Qualcomm has unveiled a new near-memory AI architecture called HBC (Hybrid Bonding Cache), along with the AI250 and AI350 accelerators, claiming a breakthrough in addressing the memory wall that has long constrained AI performance. The company touts a 6x improvement in bandwidth-per-watt compared to traditional HBM (High Bandwidth Memory) solutions, alongside a 200x increase in capacity relative to on-chip SRAM.

This architectural shift could reshape how AI inference workloads are handled, particularly for edge and data center deployments where power efficiency and memory bandwidth are critical bottlenecks. By placing compute logic closer to memory, Qualcomm aims to reduce data movement energy—a major factor in AI chip power consumption.
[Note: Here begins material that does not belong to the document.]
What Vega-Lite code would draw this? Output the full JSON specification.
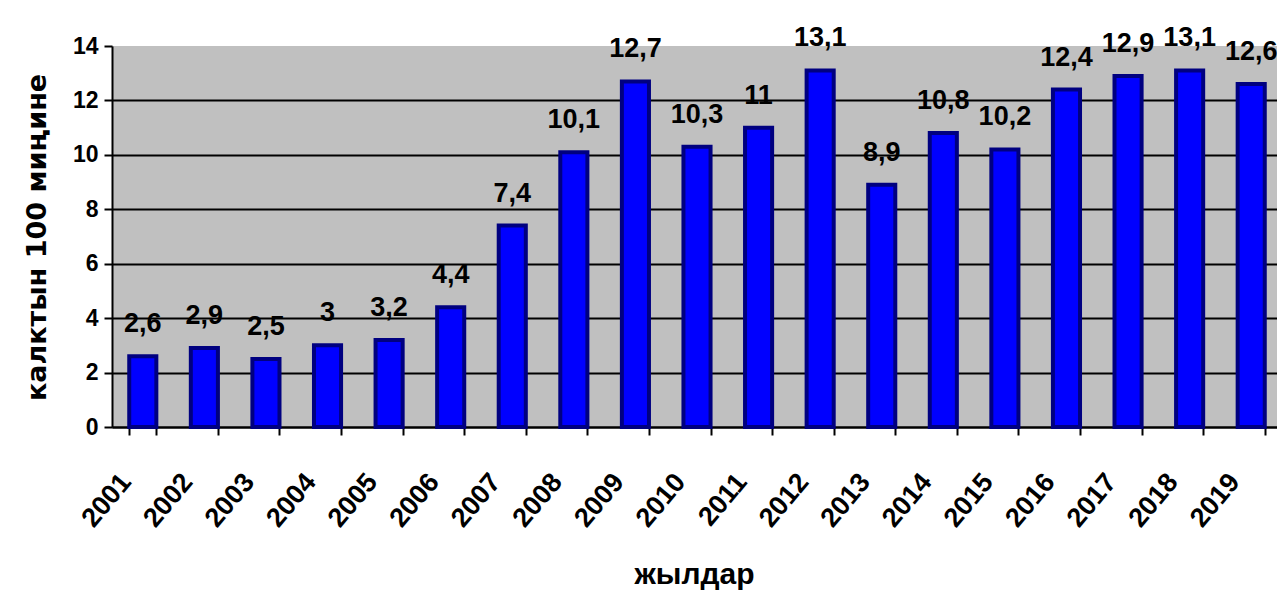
{
  "$schema": "https://vega.github.io/schema/vega-lite/v6.json",
  "width": 1170,
  "height": 381,
  "autosize": {"type": "none"},
  "padding": {"left": 112, "top": 46, "right": 0, "bottom": 163},
  "background": "white",
  "config": {
    "view": {"stroke": null, "fill": "#C0C0C0"},
    "axis": {"domainColor": "black", "tickColor": "black", "labelColor": "black", "titleColor": "black"}
  },
  "data": {
    "values": [
      {"year": "2001", "value": 2.6, "label": "2,6"},
      {"year": "2002", "value": 2.9, "label": "2,9"},
      {"year": "2003", "value": 2.5, "label": "2,5"},
      {"year": "2004", "value": 3.0, "label": "3"},
      {"year": "2005", "value": 3.2, "label": "3,2"},
      {"year": "2006", "value": 4.4, "label": "4,4"},
      {"year": "2007", "value": 7.4, "label": "7,4"},
      {"year": "2008", "value": 10.1, "label": "10,1"},
      {"year": "2009", "value": 12.7, "label": "12,7"},
      {"year": "2010", "value": 10.3, "label": "10,3"},
      {"year": "2011", "value": 11.0, "label": "11"},
      {"year": "2012", "value": 13.1, "label": "13,1"},
      {"year": "2013", "value": 8.9, "label": "8,9"},
      {"year": "2014", "value": 10.8, "label": "10,8"},
      {"year": "2015", "value": 10.2, "label": "10,2"},
      {"year": "2016", "value": 12.4, "label": "12,4"},
      {"year": "2017", "value": 12.9, "label": "12,9"},
      {"year": "2018", "value": 13.1, "label": "13,1"},
      {"year": "2019", "value": 12.6, "label": "12,6"}
    ]
  },
  "encoding": {
    "x": {
      "field": "year",
      "type": "ordinal",
      "scale": {"paddingInner": 0.56, "paddingOuter": 0.28},
      "axis": {
        "title": "жылдар",
        "titleFont": "Liberation Sans",
        "titleFontSize": 30,
        "titleFontWeight": "bold",
        "titleX": 582,
        "titleY": 156,
        "titleBaseline": "alphabetic",
        "titleAnchor": "start",
        "titleAlign": "center",
        "labelAngle": -50,
        "labelAlign": "right",
        "labelBaseline": "middle",
        "labelFont": "Liberation Sans",
        "labelFontSize": 27,
        "labelFontWeight": "bold",
        "labelPadding": 42,
        "labelOffset": -17,
        "tickBand": "extent",
        "tickSize": 8,
        "tickWidth": 2,
        "domainWidth": 2,
        "grid": false
      }
    },
    "y": {
      "field": "value",
      "type": "quantitative",
      "scale": {"domain": [0, 14], "nice": false},
      "axis": {
        "title": "калктын 100 миңине",
        "titleFont": "DejaVu Sans",
        "titleFontSize": 27,
        "titleFontWeight": "bold",
        "titleAngle": -90,
        "titleX": -75,
        "titleY": 191,
        "titleAlign": "center",
        "titleBaseline": "middle",
        "values": [0, 2, 4, 6, 8, 10, 12, 14],
        "labelFont": "Liberation Sans",
        "labelFontSize": 23,
        "labelFontWeight": "bold",
        "labelPadding": 6,
        "tickSize": 8,
        "tickWidth": 2,
        "domainWidth": 2,
        "grid": true,
        "gridWidth": 2,
        "gridColor": {"condition": {"test": "datum.value == 14", "value": "transparent"}, "value": "black"}
      }
    }
  },
  "layer": [
    {
      "mark": {"type": "bar", "fill": "#0000FF", "stroke": "#000080", "strokeWidth": 4}
    },
    {
      "mark": {
        "type": "text",
        "baseline": "alphabetic",
        "dy": -24,
        "font": "Liberation Sans",
        "fontSize": 27,
        "fontWeight": "bold",
        "fill": "black"
      },
      "encoding": {"text": {"field": "label"}}
    }
  ]
}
Specific details on the AI250 and AI350 accelerators remain limited, with Qualcomm providing only these performance claims without disclosing precise specifications or benchmark data. The company has not announced a timeline for commercialization or pricing for the new architecture and accelerators.
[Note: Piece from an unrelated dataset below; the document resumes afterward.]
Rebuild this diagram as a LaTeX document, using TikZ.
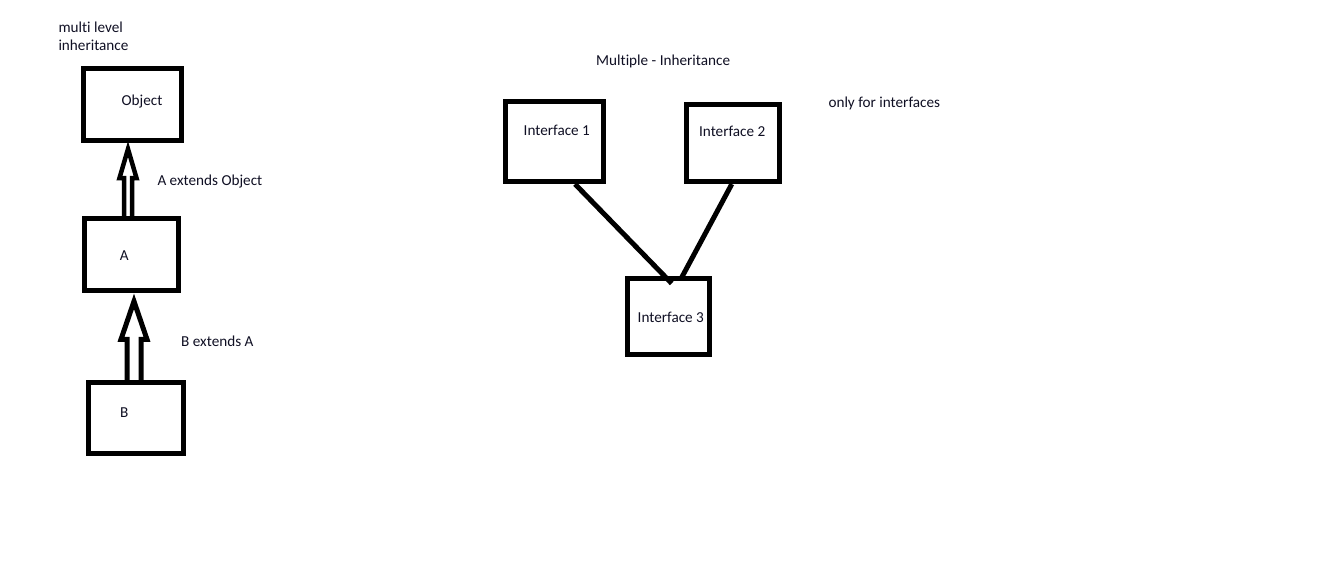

The announcement positions Qualcomm against established AI chip leaders like NVIDIA and emerging competitors in the near-memory computing space. If these claims hold up under real-world testing, the technology could offer significant efficiency gains for AI inference, though independent verification is needed.

Industry analysts caution that bandwidth-per-watt improvements in controlled demonstrations do not always translate to system-level gains, and the lack of concrete benchmark data raises questions about the architecture's practical performance in production environments.